# WORK TO BE COMPLETED
Restate the complete material exactly.
** Start **
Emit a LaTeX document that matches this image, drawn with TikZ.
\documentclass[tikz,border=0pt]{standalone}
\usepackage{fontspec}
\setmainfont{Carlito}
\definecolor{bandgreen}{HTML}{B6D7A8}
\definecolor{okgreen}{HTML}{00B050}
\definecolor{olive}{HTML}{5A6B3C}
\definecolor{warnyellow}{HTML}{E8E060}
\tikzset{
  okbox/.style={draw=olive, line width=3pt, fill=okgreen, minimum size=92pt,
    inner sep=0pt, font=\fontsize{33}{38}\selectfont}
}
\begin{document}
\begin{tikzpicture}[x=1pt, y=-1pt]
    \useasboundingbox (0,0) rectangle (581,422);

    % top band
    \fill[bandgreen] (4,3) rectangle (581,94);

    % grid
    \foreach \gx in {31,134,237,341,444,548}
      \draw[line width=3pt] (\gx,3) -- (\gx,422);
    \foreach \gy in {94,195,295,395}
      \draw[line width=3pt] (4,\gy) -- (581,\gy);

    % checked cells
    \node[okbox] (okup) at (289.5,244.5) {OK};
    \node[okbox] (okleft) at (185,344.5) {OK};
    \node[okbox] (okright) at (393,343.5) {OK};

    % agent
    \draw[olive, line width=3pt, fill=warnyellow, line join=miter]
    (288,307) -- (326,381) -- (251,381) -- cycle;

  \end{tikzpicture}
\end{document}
** End **
# EXERCISE ANSWER
Emit a LaTeX document that matches this image, drawn with TikZ.
\documentclass[tikz,border=0pt]{standalone}
\usepackage{fontspec}
\setmainfont{Carlito}
\definecolor{bandgreen}{HTML}{B6D7A8}
\definecolor{okgreen}{HTML}{00B050}
\definecolor{olive}{HTML}{5A6B3C}
\definecolor{warnyellow}{HTML}{E8E060}
\tikzset{
  okbox/.style={draw=olive, line width=3pt, fill=okgreen, minimum size=92pt,
    inner sep=0pt, font=\fontsize{33}{38}\selectfont}
}
\begin{document}
\begin{tikzpicture}[x=1pt, y=-1pt]
    \useasboundingbox (0,0) rectangle (581,422);

    % top band
    \fill[bandgreen] (4,3) rectangle (581,94);

    % grid
    \foreach \gx in {31,134,237,341,444,548}
      \draw[line width=3pt] (\gx,3) -- (\gx,422);
    \foreach \gy in {94,195,295,395}
      \draw[line width=3pt] (4,\gy) -- (581,\gy);

    % checked cells
    \node[okbox] (okup) at (289.5,244.5) {OK};
    \node[okbox] (okleft) at (185,344.5) {OK};
    \node[okbox] (okright) at (393,343.5) {OK};

    % agent
    \draw[olive, line width=3pt, fill=warnyellow, line join=miter]
    (288,307) -- (326,381) -- (251,381) -- cycle;

  \end{tikzpicture}
\end{document}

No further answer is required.